Freiheit statt Mauern und Ressentiments – Predigten zum Reformationstag

Straßburg (epd). Am Reformationstag hat die evangelische Kirche dazu aufgerufen, den Zuzug von Flüchtlingen als Chance zur gesellschaftlichen Erneuerung zu begreifen. Europa brauche "Menschen, die neue Wege zeigen", sagte die Reformationsbotschafterin der Evangelischen Kirche in Deutschland (EKD), Margot Käßmann, in der Thomaskirche im französischen Straßburg. Trotz aller Herausforderungen sollten die Flüchtlinge nicht als Bedrängnis empfunden werden. Sie könnten "durch eine lebensfrohe Kultur" bereichern, "weil wir manchmal allzu eng geworden sind".

Margot Käßmann predigt in St. Thomas (Foto: epd-Bild/Winfried Rothermel)Käßmann predigte im Gottesdienst zur Eröffnung des Themenjahrs "Reformation und die Eine Welt" im Rahmen der Lutherdekade, das die globale Dimension der Reformation in den Mittelpunkt rückt. Mit der Lutherdekade bereiten Staat und EKD seit  2008 gemeinsam das 500. Reformationsjubiläum 2017 vor.

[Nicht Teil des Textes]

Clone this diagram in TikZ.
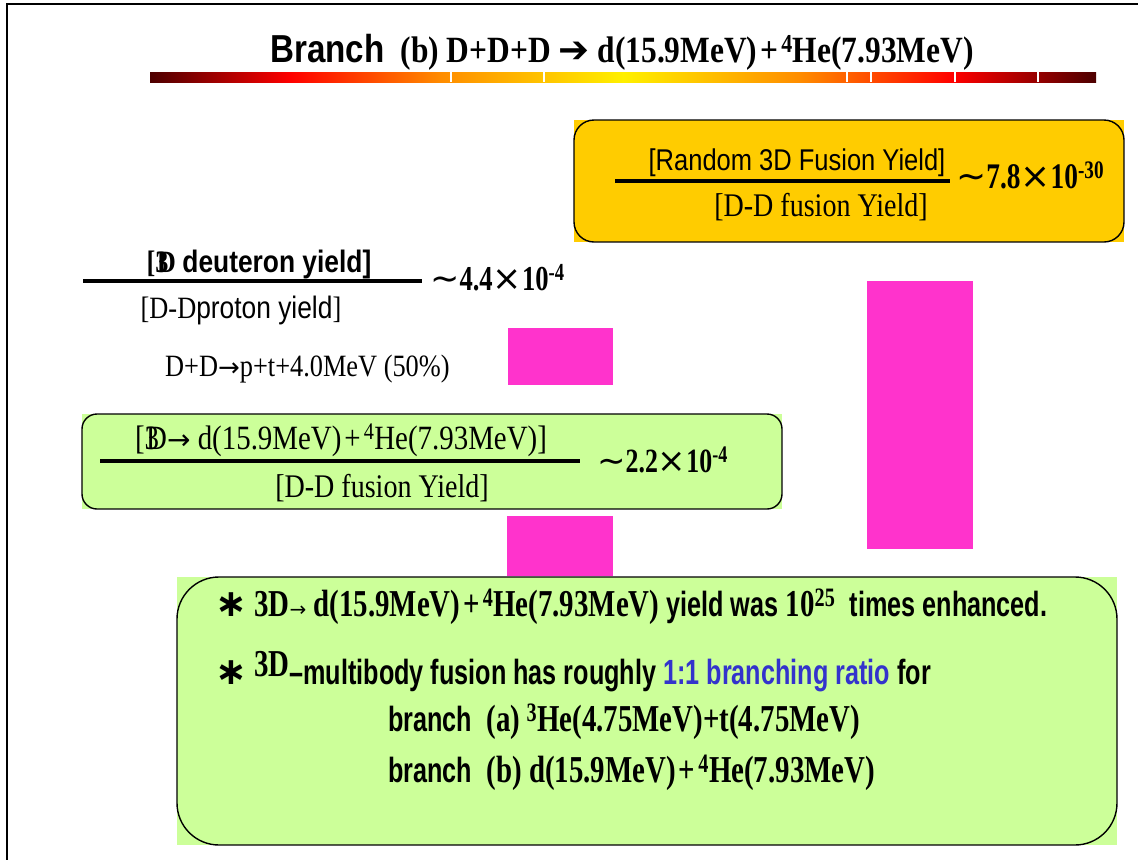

Nordkirchen-Bischof Gerhard Ulrich appellierte an die Christen, die gesellschaftlichen Veränderungen durch den Flüchtlingszuzug aktiv mitzugestalten. Das Wort Gottes mache frei von Ängsten vor den Fremden und vor Veränderungen, sagte er in einem ARD-Fernsehgottesdienst in Hamburg. Es sei das Verdienst Martin Luthers, dieses befreiende Wort allen Menschen zugänglich gemacht zu haben.

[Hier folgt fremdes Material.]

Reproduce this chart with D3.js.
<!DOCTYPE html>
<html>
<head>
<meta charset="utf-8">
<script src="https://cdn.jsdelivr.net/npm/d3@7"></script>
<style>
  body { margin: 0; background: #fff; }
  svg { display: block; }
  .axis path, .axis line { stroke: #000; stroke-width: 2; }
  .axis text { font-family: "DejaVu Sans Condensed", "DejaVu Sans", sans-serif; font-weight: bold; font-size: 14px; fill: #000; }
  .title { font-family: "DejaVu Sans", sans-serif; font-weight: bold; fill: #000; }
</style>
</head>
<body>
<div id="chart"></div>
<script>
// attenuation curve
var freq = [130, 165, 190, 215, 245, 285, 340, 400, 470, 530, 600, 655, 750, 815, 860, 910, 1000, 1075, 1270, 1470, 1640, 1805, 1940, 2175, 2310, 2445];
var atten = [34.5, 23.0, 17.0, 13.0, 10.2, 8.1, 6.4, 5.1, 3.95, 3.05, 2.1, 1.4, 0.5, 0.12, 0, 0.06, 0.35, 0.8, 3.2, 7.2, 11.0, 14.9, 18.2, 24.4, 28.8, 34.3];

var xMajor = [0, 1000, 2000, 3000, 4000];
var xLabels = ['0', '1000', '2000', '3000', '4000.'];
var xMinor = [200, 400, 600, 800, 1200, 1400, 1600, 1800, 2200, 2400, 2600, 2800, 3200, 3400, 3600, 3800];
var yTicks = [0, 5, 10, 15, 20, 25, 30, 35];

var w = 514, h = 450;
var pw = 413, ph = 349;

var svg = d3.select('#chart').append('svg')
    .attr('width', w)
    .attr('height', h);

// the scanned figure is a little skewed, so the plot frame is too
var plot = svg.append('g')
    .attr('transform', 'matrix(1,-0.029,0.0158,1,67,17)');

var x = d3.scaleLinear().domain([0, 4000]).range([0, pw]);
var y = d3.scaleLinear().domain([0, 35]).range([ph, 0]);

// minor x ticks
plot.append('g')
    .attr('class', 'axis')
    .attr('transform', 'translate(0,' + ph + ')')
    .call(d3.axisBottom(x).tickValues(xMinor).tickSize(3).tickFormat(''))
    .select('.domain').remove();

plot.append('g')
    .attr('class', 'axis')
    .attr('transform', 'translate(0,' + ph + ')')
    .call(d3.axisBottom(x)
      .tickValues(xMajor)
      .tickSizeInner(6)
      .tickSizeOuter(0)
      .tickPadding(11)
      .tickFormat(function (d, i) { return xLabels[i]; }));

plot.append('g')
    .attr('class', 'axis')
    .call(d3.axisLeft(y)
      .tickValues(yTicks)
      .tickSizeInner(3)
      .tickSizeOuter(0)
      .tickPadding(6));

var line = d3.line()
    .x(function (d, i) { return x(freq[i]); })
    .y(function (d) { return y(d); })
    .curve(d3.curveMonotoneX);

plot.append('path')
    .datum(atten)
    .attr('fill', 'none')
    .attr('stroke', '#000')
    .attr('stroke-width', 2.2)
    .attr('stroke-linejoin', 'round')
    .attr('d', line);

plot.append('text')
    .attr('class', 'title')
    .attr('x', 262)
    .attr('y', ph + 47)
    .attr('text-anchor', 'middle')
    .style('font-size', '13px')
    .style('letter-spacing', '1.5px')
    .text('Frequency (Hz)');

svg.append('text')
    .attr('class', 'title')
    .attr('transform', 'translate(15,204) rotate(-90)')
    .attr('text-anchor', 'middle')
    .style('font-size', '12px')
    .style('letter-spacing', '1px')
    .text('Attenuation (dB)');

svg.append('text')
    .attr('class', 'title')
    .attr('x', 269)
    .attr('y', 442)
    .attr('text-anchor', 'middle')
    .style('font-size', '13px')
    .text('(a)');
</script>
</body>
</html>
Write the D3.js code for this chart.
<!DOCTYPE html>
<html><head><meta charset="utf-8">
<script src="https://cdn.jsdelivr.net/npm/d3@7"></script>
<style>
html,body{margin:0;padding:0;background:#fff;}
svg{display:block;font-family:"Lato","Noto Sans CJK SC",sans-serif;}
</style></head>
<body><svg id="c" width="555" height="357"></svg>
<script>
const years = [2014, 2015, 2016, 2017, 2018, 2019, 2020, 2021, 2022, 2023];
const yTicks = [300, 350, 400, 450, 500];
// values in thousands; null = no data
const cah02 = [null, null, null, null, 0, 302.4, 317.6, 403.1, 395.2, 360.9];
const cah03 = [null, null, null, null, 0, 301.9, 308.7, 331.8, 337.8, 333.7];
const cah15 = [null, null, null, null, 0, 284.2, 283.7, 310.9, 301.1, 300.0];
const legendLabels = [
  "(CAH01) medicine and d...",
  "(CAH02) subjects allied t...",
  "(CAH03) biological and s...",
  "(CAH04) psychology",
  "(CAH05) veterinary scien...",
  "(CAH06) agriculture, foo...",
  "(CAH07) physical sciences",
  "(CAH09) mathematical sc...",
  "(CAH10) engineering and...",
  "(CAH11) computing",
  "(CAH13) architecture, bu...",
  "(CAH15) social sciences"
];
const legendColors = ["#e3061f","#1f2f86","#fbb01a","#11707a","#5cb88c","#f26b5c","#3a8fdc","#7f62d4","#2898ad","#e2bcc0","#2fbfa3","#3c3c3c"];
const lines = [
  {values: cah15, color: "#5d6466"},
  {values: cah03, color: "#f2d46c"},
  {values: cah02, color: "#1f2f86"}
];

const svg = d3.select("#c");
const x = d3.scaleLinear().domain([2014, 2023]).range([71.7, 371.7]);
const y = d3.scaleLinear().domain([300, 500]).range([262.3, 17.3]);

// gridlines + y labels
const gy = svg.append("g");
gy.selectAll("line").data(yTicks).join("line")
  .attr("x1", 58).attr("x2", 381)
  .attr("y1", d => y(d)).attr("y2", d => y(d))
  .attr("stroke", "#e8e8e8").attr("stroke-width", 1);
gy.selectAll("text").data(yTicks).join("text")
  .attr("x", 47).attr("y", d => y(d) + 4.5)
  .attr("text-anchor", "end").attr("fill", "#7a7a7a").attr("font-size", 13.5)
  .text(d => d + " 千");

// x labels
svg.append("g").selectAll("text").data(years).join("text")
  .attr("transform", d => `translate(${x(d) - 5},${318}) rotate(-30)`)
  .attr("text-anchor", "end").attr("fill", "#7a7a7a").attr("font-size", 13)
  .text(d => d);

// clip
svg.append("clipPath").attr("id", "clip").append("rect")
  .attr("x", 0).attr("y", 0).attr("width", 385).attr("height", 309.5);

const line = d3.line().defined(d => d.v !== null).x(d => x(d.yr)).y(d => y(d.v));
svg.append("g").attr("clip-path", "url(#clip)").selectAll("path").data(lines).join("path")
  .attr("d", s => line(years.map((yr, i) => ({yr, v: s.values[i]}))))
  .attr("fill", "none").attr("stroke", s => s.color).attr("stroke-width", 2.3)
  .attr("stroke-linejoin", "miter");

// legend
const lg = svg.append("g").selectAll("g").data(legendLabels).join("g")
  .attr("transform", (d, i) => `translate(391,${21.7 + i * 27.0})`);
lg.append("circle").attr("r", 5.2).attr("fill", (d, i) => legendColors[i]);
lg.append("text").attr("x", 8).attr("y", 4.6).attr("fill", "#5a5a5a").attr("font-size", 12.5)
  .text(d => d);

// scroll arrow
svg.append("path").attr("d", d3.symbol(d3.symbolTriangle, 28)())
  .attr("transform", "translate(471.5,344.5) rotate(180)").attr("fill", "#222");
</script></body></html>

Nüchternheit und Menschenwürde

Der hessen-nassauische Kirchenpräsident Volker Jung riet angesichts der aktuellen Flüchtlingssituation zu "Vertrauen auf die Kraft der Barmherzigkeit". Jetzt gehe es konkret darum, was Schutzsuchende "brauchen und wie wir ihnen helfen und nicht, wie wir uns vor ihnen schützen können", sagte Jung in der Wiesbadener Lutherkirche. Er rief zu Nüchternheit und gegenseitiger Ermutigung auf und zollte Bundeskanzlerin Angela Merkel (CDU) "großen Respekt" dafür, dass sie "die Frage nach der Not der Menschen erst einmal obenan gestellt hat".

Der Berliner Landesbischof Markus Dröge mahnte die Beachtung der Menschenwürde in der Flüchtlingspolitik an. Derzeit sei die zentrale Frage: "Wie bewahren wir die Würde des Menschen, und zwar sowohl derer, die aus Not zu uns kommen, als auch unsere eigene Würde?" sagte er in Brandenburg an der Havel. Die Menschen in Deutschland und Europa könnten helfen - "das gehört zu unserer Würde", erklärte der Bischof.

Der pfälzische Kirchenpräsident Christian Schad sagte in der Zweibrücker Alexanderskirche: "Bauen wir gerade jetzt Mauern und Ressentiments ab." Die christliche Freiheit als Kern des Evangeliums verpflichte dazu, sich für den Nächsten in Not einzusetzen. Zu lange hätten auch Christen zugeschaut, wie sich in vielen Regionen der Welt Kriege ausgebreitet hätten und Menschen zur Flucht gezwungen worden seien.

Das traditionelle Reformationsfest in Wittenberg lockte rund 25.000 Besucher an. Zum Programm gehörten Musik- und Theateraufführungen, ein historisches Marktspektakel und das 16. Konfirmandentreffen "Lutherspaß" mit 500 Teilnehmern.